Volunteers came in the thousands to help clean up beaches and save wildlife after the oil spill. But BP harnessed state and local enforcement agencies to prevent people from engaging in clean up ‘for their safety’ (but these rules conveniently allowed BP to operate in secrecy too). Kirksey writes,
“Official rules blocked people from trying to help charismatic animals, like birds. Volunteers instead began caring for smaller animals, like hermit crabs, that fell through the regulatory cracks.”
Amidst the mess of oil and regulations around clean up, the Hermit Crab Survival Project emerged as a space for people to simply do something about the disaster, even if it meant simply getting the oil off of a few hermit crabs.
Observe volunteers’ ‘tiny actions’ to save these little creatures inspired Kirksey to develop the concept of biocultural hope:
“I argue for the importance of grounding hopes in communities of actual living animals, plants, and microbes. Grounding hopes in living figures illuminates the possibilities that are emerging in an era of extinction and widespread ecological change…” — Eben Kirksey
‘Living figures’, for Kirksey, are the nonhuman protagonists in a story around which people can repair and rebuild hopeful identities, and eventually hopeful ‘multispecies communities.’ He writes:
“‘To figure’ also means to have a role in a story.” By collaborating with living figures, in this case, the hermit crabs, “tinkers and thinkers are learning how to care for emergent ecological assemblages by seeding them, nurturing them, protecting them, and ultimately letting them go”

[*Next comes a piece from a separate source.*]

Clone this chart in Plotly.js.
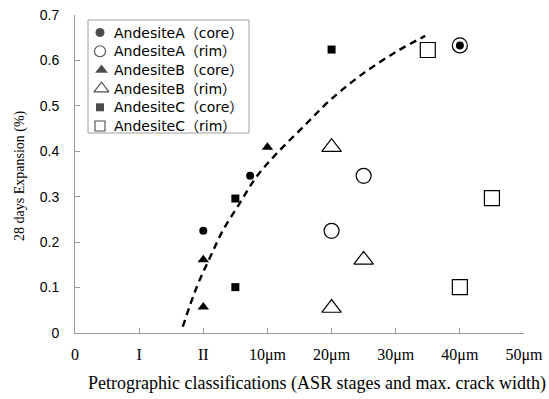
<!DOCTYPE html>
<html>
<head>
<meta charset="utf-8">
<script src="https://cdn.plot.ly/plotly-3.0.1.min.js"></script>
<style>html,body{margin:0;padding:0;background:#fff;}#chart{width:549px;height:399px;}</style>
</head>
<body>
<div id="chart"></div>
<script>
// Category positions on x axis: 0, I, II, 10μm, 20μm, 30μm, 40μm, 50μm -> 0..7
const tickVals = [0, 1, 2, 3, 4, 5, 6, 7];
const tickText = ['0', 'I', 'II', '10μm', '20μm', '30μm', '40μm', '50μm'];
const yTickVals = [0, 0.1, 0.2, 0.3, 0.4, 0.5, 0.6, 0.7];
const yTickText = ['0', '0.1', '0.2', '0.3', '0.4', '0.5', '0.6', '0.7'];

const seriesNames = ['AndesiteA（core）', 'AndesiteA（rim）', 'AndesiteB（core）', 'AndesiteB（rim）', 'AndesiteC（core）', 'AndesiteC（rim）'];
const seriesSymbols = ['circle', 'circle-open', 'triangle-up', 'triangle-up-open', 'square', 'square-open'];

const aCoreX = [2, 2.73, 6];
const aCoreY = [0.225, 0.346, 0.633];
const aRimX = [4, 4.5, 6];
const aRimY = [0.225, 0.346, 0.633];
const bCoreX = [2, 2, 3];
const bCoreY = [0.057, 0.161, 0.409];
const bRimX = [4, 4.5, 4];
const bRimY = [0.055, 0.161, 0.409];
const cCoreX = [2.5, 2.5, 4];
const cCoreY = [0.101, 0.296, 0.624];
const cRimX = [6, 6.5, 5.5];
const cRimY = [0.101, 0.297, 0.623];

// dashed trend curve
const curveX = [1.68, 1.90, 2.11, 2.31, 2.57, 2.83, 3.15, 3.56, 3.98, 4.50, 5.02, 5.46];
const curveY = [0.014, 0.102, 0.168, 0.227, 0.286, 0.344, 0.396, 0.454, 0.513, 0.572, 0.620, 0.654];

// ---- layout constants (pixel geometry of the plot area) ----
const L = 75, R = 524, T = 15, B = 333;
const px2x = p => (p - L) / (R - L);
const px2y = p => (B - p) / (B - T);

function pts(name, x, y, symbol, size) {
  const open = symbol.indexOf('open') >= 0;
  return {
    type: 'scatter', mode: 'markers', name: name, x: x, y: y, showlegend: false,
    marker: {symbol: symbol, size: size, color: '#000', line: {color: '#000', width: open ? 1.2 : 0}},
    cliponaxis: false
  };
}

const traces = [
  {type: 'scatter', mode: 'lines', x: curveX, y: curveY, showlegend: false,
   line: {color: '#000', width: 2.4, dash: '7px,5px', shape: 'spline'}, hoverinfo: 'skip'},
  pts(seriesNames[0], aCoreX, aCoreY, seriesSymbols[0], 8),
  pts(seriesNames[1], aRimX, aRimY, seriesSymbols[1], 15),
  pts(seriesNames[2], bCoreX, bCoreY, seriesSymbols[2], 10),
  pts(seriesNames[3], bRimX, bRimY, seriesSymbols[3], 17),
  pts(seriesNames[4], cCoreX, cCoreY, seriesSymbols[4], 8),
  pts(seriesNames[5], cRimX, cRimY, seriesSymbols[5], 15)
];

// ---- legend (drawn as a boxed key: symbols on an overlay axis + text labels) ----
const legRow0 = 32.5, legRowStep = 18.7, legSymX = 100, legTextX = 112;
const legSizes = [9, 11, 11, 13, 8, 10];
const legSymXs = seriesSymbols.map(s => legSymX + (s.indexOf('triangle') === 0 ? 1.5 : 0));
traces.push({
  type: 'scatter', mode: 'markers', xaxis: 'x2', yaxis: 'y2', showlegend: false, hoverinfo: 'skip',
  x: legSymXs.map(px2x),
  y: seriesSymbols.map((s, i) => px2y(legRow0 + i * legRowStep)),
  marker: {symbol: seriesSymbols, size: legSizes, color: '#000',
           line: {color: '#000', width: seriesSymbols.map(s => s.indexOf('open') >= 0 ? 1.1 : 0)}},
  cliponaxis: false
});

const legendAnnotations = seriesNames.map((n, i) => ({
  text: n, xref: 'paper', yref: 'paper', x: px2x(legTextX), y: px2y(legRow0 + i * legRowStep),
  xanchor: 'left', yanchor: 'middle', showarrow: false,
  font: {family: '"DejaVu Sans", "Noto Sans CJK JP", sans-serif', size: 14, color: '#000'}
}));

const layout = {
  width: 549, height: 399,
  margin: {l: L, r: 549 - R, t: T, b: 399 - B},
  paper_bgcolor: '#fff', plot_bgcolor: '#fff',
  showlegend: false,
  xaxis: {
    range: [0, 7], tickvals: tickVals, ticktext: tickText,
    showgrid: false, zeroline: false, showline: true, linecolor: '#9a9a9a', linewidth: 1,
    ticks: 'inside', ticklen: 5, tickcolor: '#9a9a9a',
    tickfont: {family: '"Liberation Serif", serif', size: 16, color: '#000'},
    ticklabelstandoff: 7
  },
  yaxis: {
    range: [0, 0.7], tickvals: yTickVals, ticktext: yTickText,
    showgrid: false, zeroline: false, showline: true, linecolor: '#9a9a9a', linewidth: 1,
    ticks: 'inside', ticklen: 5, tickcolor: '#9a9a9a',
    tickfont: {family: '"Liberation Sans", Arial, sans-serif', size: 14, color: '#000'},
    ticklabelstandoff: 12
  },
  xaxis2: {overlaying: 'x', range: [0, 1], visible: false, fixedrange: true},
  yaxis2: {overlaying: 'y', range: [0, 1], visible: false, fixedrange: true},
  shapes: [
    {type: 'rect', xref: 'paper', yref: 'paper', layer: 'below',
     x0: px2x(88), x1: px2x(249), y0: px2y(133), y1: px2y(20),
     line: {color: '#a0a0a0', width: 1}, fillcolor: '#fff'}
  ],
  annotations: [
    {text: 'Petrographic classifications (ASR stages and max. crack width)', xref: 'paper', yref: 'paper',
     x: px2x(317), y: px2y(383), xanchor: 'center', yanchor: 'middle', showarrow: false,
     font: {family: '"Liberation Serif", serif', size: 18, color: '#000'}},
    {text: '28 days Expansion (%)', xref: 'paper', yref: 'paper', textangle: -90,
     x: px2x(20), y: px2y(176), xanchor: 'center', yanchor: 'middle', showarrow: false,
     font: {family: '"Liberation Serif", serif', size: 14, color: '#000'}}
  ].concat(legendAnnotations)
};

Plotly.newPlot('chart', traces, layout, {staticPlot: true, displayModeBar: false});
</script>
</body>
</html>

Partnering with ‘living figures,’ like hermit crabs, Kirksey argues, allows people to ground their collective hopes, joys, disappointments, and anger, in tiny actions. And like compound interest, the collective of tiny actions eventually enable people to “produce hopeful events and concrete victories.”
Taking ‘tiny actions’ to make the world a more livable place
Biocultural hope is a messy, contradictory, more-than-human type of hope built on our collective tiny actions. It's a kind of hope that attaches itself to concrete living beings and places that we strive to protect. And because there is always the possibility of danger and disappointment in caring for others we may not be able to save, biocultural hope also inevitably means to “care for that which is beyond or outside your control.”
But caring for a world beyond our control is a kind of hope, to quote Heglar again, where “We can just be human. We can be messy, imperfect, contradictory, broken. We can recognize that “hopelessness” does not mean “helplessness.”
I like this idea of hope because it ejects us from the two dominant stories about hope and hopelessness in our time of climate crisis.
On the one hand, there is an apocalyptic narrative of hopelessness: human stupidity has doomed us. On the other hand, there is a messianic narrative of hope: human ingenuity will save us. Both of these anthropocentric stories paint a narrow and certain vision of the future, without much room for other stories of messy, imperfect, and more-than-human hope to take shape.
Biocultural hope points to other messy stories of worldly repair we might tell at “the intersection of dread and hope,” Kirsky suggests. A type of hope where there is “the potential for tiny actions — like Jacqueline Bishop’s gestures of care towards hermit crabs — to make the world a more livable place…ripe with open-ended biocultural possibilities.”